I have a pyspark pipeline that should export a table as CSV file to HDFS and to SFTP server (data will be taken by CRM team after).
To export to HDFS, it is very sample and it works like a charm, But to export data to sftp file I did this:
def export_to_sftp():
dataframe.coalesce(1).options(codec=compression).write.mode("overwrite").option('encoding',encoding).csv(file_to_hdfs, header=True, nullValue='', sep=';')
copyToLocalFile(file_to_hdfs,local_machine_file) # copy from HDFS to LOCAL using hadoop API
cnopts = pysftp.CnOpts()
hostkeys = None
if cnopts.hostkeys.lookup(server) is not None:
hostkeys = cnopts.hostkeys
cnopts.hostkeys = None
try:
with pysftp.Connection(host=server, username=login,
password=password, cnopts=cnopts) as sftp:
if hostkeys is not None:
hostkeys.add(server, sftp.remote_server_key.get_name(), sftp.remote_server_key)
hostkeys.save(pysftp.helpers.known_hosts())

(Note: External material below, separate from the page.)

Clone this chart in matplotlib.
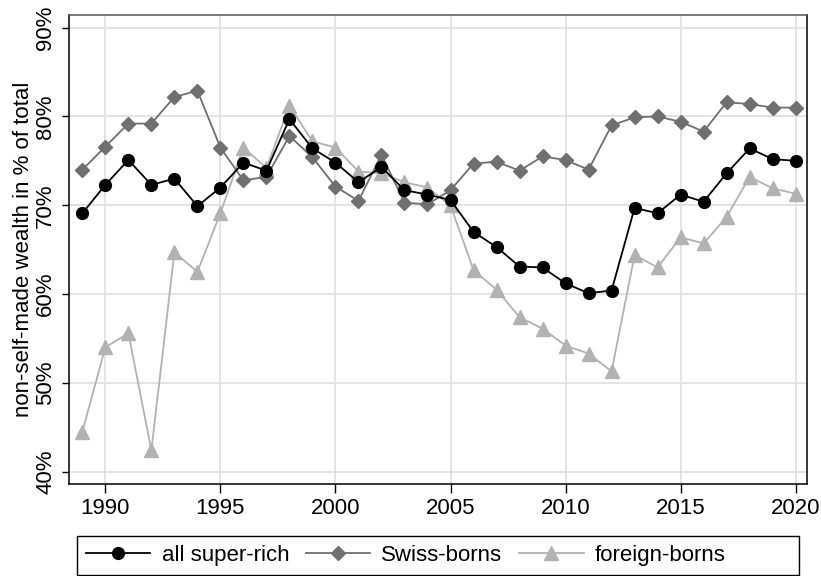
import numpy as np
import matplotlib
matplotlib.use("Agg")
import matplotlib.pyplot as plt
from matplotlib.patches import Rectangle

plt.rcParams['font.family'] = ['Liberation Sans', 'DejaVu Sans']

# Jahre und Anteile (in %)
jahre = list(range(1989, 2021))

alle = [69.1, 72.3, 75.1, 72.3, 73.0, 69.9, 72.0, 74.8, 73.9, 79.7,
        76.4, 74.8, 72.6, 74.3, 71.7, 71.2, 70.6, 67.0, 65.3, 63.1,
        63.0, 61.2, 60.1, 60.4, 69.7, 69.1, 71.2, 70.4, 73.6, 76.4,
        75.2, 75.0]

schweizer = [74.0, 76.6, 79.2, 79.2, 82.2, 82.9, 76.5, 72.8, 73.2, 77.8,
             75.4, 72.1, 70.5, 75.7, 70.3, 70.1, 71.7, 74.7, 74.9, 73.9,
             75.5, 75.1, 74.0, 79.0, 79.9, 80.0, 79.4, 78.3, 81.6, 81.4,
             81.0, 81.0]

ausland = [44.5, 54.0, 55.6, 42.4, 64.7, 62.5, 69.1, 76.5, 74.2, 81.2,
           77.2, 76.5, 73.8, 73.6, 72.6, 72.0, 70.0, 62.7, 60.5, 57.4,
           56.1, 54.2, 53.3, 51.3, 64.4, 63.0, 66.4, 65.7, 68.7, 73.2,
           71.9, 71.3]

namen = ["all super-rich", "Swiss-borns", "foreign-borns"]

fs = 16
W, H = 821, 576

fig = plt.figure(figsize=(W / 100, H / 100), dpi=100)
ax = fig.add_axes([69 / W, 1 - 484.3 / H, (806.7 - 69) / W, (484.3 - 14.7) / H])

ax.plot(jahre, alle, color='black', lw=1.3, marker='o', ms=8.5,
        label=namen[0], zorder=5)
ax.plot(jahre, schweizer, color='#6f6f6f', lw=1.3, marker='D', ms=7.5,
        label=namen[1], zorder=4)
ax.plot(jahre, ausland, color='#b2b2b2', lw=1.3, marker='^', ms=9.5,
        label=namen[2], zorder=3)

ax.set_xlim(1988.42, 2020.48)
ax.set_ylim(38.58, 91.46)
ax.set_xticks(range(1990, 2021, 5))
ax.set_yticks(range(40, 91, 10))
ax.set_yticklabels([f"{v}%" for v in range(40, 91, 10)])
ax.grid(True, color='#dedede', lw=1.2)
ax.set_axisbelow(True)

ax.tick_params(axis='both', labelsize=fs, color='black', width=1.0)
ax.tick_params(axis='x', length=6.5, pad=3.5)
ax.tick_params(axis='y', length=5.3, pad=4)
plt.setp(ax.get_yticklabels(), rotation=90, va='center')

for s in ['left', 'bottom', 'right']:
    ax.spines[s].set_color('black')
    ax.spines[s].set_linewidth(1.1)
ax.spines['top'].set_color('#555555')
ax.spines['top'].set_linewidth(1.1)

ax.set_ylabel("non-self-made wealth in % of total", fontsize=fs, labelpad=1)

# Legende ohne eigenen Rahmen, Rahmen als Rechteck unter dem Plot
fig.patches.append(Rectangle((77 / W, 1 - 575 / H), 722 / W, 39 / H,
                             transform=fig.transFigure, fill=False,
                             edgecolor='black', lw=1.0))
leg = ax.legend(loc='center left', ncol=3,
                bbox_to_anchor=(86 / W, 1 - 555.5 / H),
                bbox_transform=fig.transFigure, fontsize=fs,
                handlelength=2.9, handletextpad=0.5, columnspacing=0.75,
                borderaxespad=0, borderpad=0, frameon=False)

fig.savefig("out.png", dpi=100)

sftp.put(local_machine_file, sftp_path)
except Exception as e:
log.exception(e)
finally:
log.info("Cleaning up)
shutil.rmtree(local_tmp)
This method works fine when files are not too large but for some tables it doesn't works as in my local linux machine I don't have enough disk space,
So is it possible to use pysftp to copy a remote file from HDFS to SFTP in stream method without copy to local machine?